#### [DATASET RECORDS]
---+---
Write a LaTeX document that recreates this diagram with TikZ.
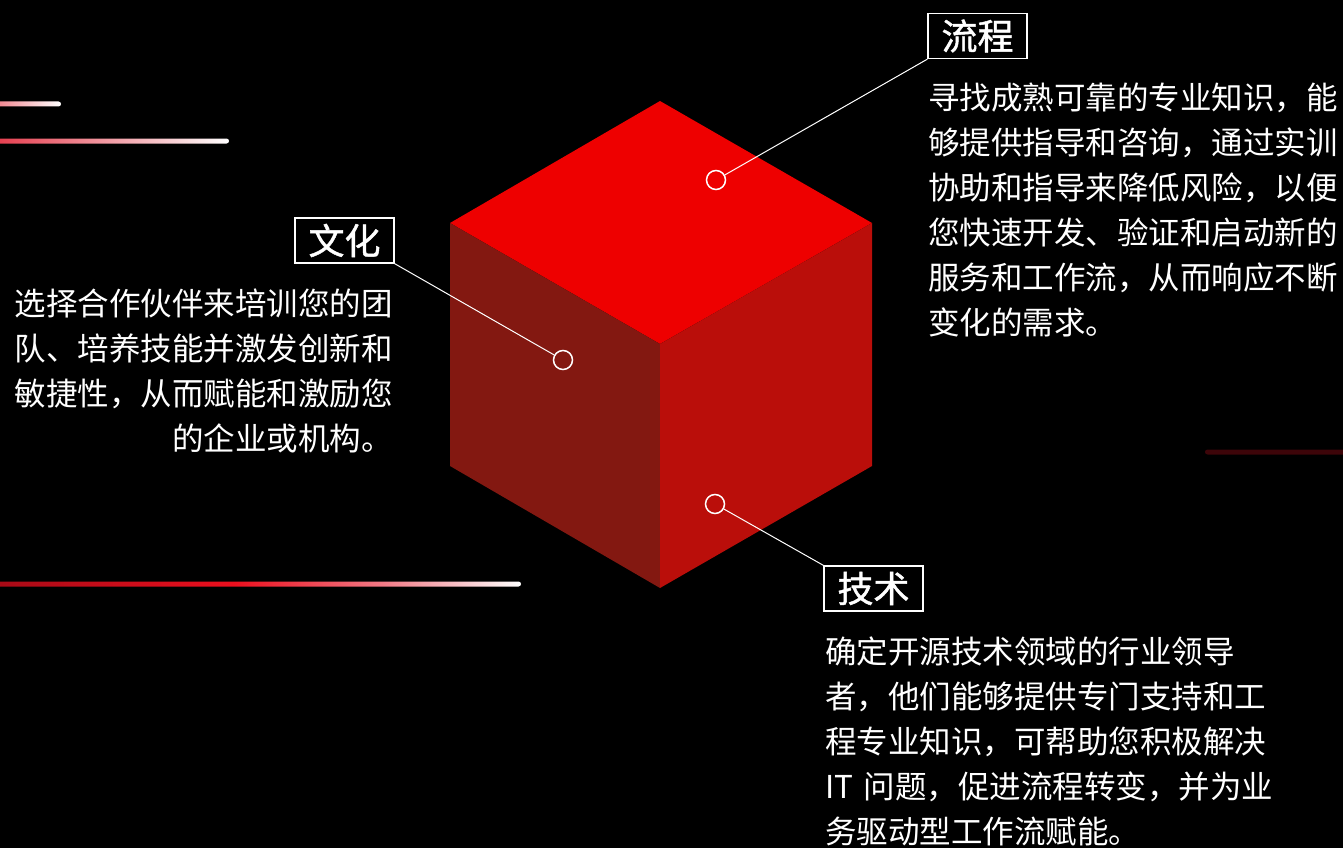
---+---
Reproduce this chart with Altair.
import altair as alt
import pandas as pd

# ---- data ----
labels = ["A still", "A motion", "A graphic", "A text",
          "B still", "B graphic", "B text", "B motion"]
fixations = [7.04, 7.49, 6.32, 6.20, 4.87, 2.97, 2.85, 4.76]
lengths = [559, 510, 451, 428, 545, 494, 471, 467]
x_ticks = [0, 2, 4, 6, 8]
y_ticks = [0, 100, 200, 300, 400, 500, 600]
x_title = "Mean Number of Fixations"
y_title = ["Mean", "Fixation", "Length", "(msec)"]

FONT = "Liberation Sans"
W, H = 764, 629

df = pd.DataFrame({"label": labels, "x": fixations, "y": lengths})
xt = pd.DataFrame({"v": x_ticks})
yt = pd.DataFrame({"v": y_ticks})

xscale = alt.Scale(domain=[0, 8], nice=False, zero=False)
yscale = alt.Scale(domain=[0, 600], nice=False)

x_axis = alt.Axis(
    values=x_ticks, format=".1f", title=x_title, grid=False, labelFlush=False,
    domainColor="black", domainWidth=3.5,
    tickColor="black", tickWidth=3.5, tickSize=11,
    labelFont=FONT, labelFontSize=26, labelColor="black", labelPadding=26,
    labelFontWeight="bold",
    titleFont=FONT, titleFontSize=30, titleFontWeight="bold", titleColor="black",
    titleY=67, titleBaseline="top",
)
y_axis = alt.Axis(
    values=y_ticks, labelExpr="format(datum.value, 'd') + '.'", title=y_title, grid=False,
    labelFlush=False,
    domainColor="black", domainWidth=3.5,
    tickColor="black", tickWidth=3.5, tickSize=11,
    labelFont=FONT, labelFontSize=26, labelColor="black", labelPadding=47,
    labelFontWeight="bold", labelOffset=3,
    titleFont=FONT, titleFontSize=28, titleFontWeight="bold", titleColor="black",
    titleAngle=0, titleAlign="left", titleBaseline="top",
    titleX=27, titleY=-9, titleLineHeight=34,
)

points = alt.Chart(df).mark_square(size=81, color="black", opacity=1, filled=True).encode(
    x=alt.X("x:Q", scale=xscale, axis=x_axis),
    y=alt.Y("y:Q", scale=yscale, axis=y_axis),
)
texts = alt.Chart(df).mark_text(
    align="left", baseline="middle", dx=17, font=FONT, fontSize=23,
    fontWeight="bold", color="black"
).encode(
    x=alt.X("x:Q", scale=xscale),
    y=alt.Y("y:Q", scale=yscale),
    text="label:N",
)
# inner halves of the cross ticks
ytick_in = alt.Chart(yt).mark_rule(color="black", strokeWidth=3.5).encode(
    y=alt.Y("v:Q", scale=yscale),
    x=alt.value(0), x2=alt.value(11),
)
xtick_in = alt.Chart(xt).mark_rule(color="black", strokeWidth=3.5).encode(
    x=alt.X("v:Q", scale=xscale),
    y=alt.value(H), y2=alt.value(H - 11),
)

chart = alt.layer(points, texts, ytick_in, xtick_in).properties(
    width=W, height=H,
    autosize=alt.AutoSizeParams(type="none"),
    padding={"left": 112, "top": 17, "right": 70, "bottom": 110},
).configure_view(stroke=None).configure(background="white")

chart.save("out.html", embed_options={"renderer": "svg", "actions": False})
---+---
#### [SET PROBLEM]
Copy exactly the lines from the line with "Reproduce this chart with Altair." up to and including the line with "yscale = alt.Scale(domain=[0, 600], nice=False)", and no other lines.

#### [ANSWER IN FULL]
Reproduce this chart with Altair.
import altair as alt
import pandas as pd

# ---- data ----
labels = ["A still", "A motion", "A graphic", "A text",
          "B still", "B graphic", "B text", "B motion"]
fixations = [7.04, 7.49, 6.32, 6.20, 4.87, 2.97, 2.85, 4.76]
lengths = [559, 510, 451, 428, 545, 494, 471, 467]
x_ticks = [0, 2, 4, 6, 8]
y_ticks = [0, 100, 200, 300, 400, 500, 600]
x_title = "Mean Number of Fixations"
y_title = ["Mean", "Fixation", "Length", "(msec)"]

FONT = "Liberation Sans"
W, H = 764, 629

df = pd.DataFrame({"label": labels, "x": fixations, "y": lengths})
xt = pd.DataFrame({"v": x_ticks})
yt = pd.DataFrame({"v": y_ticks})

xscale = alt.Scale(domain=[0, 8], nice=False, zero=False)
yscale = alt.Scale(domain=[0, 600], nice=False)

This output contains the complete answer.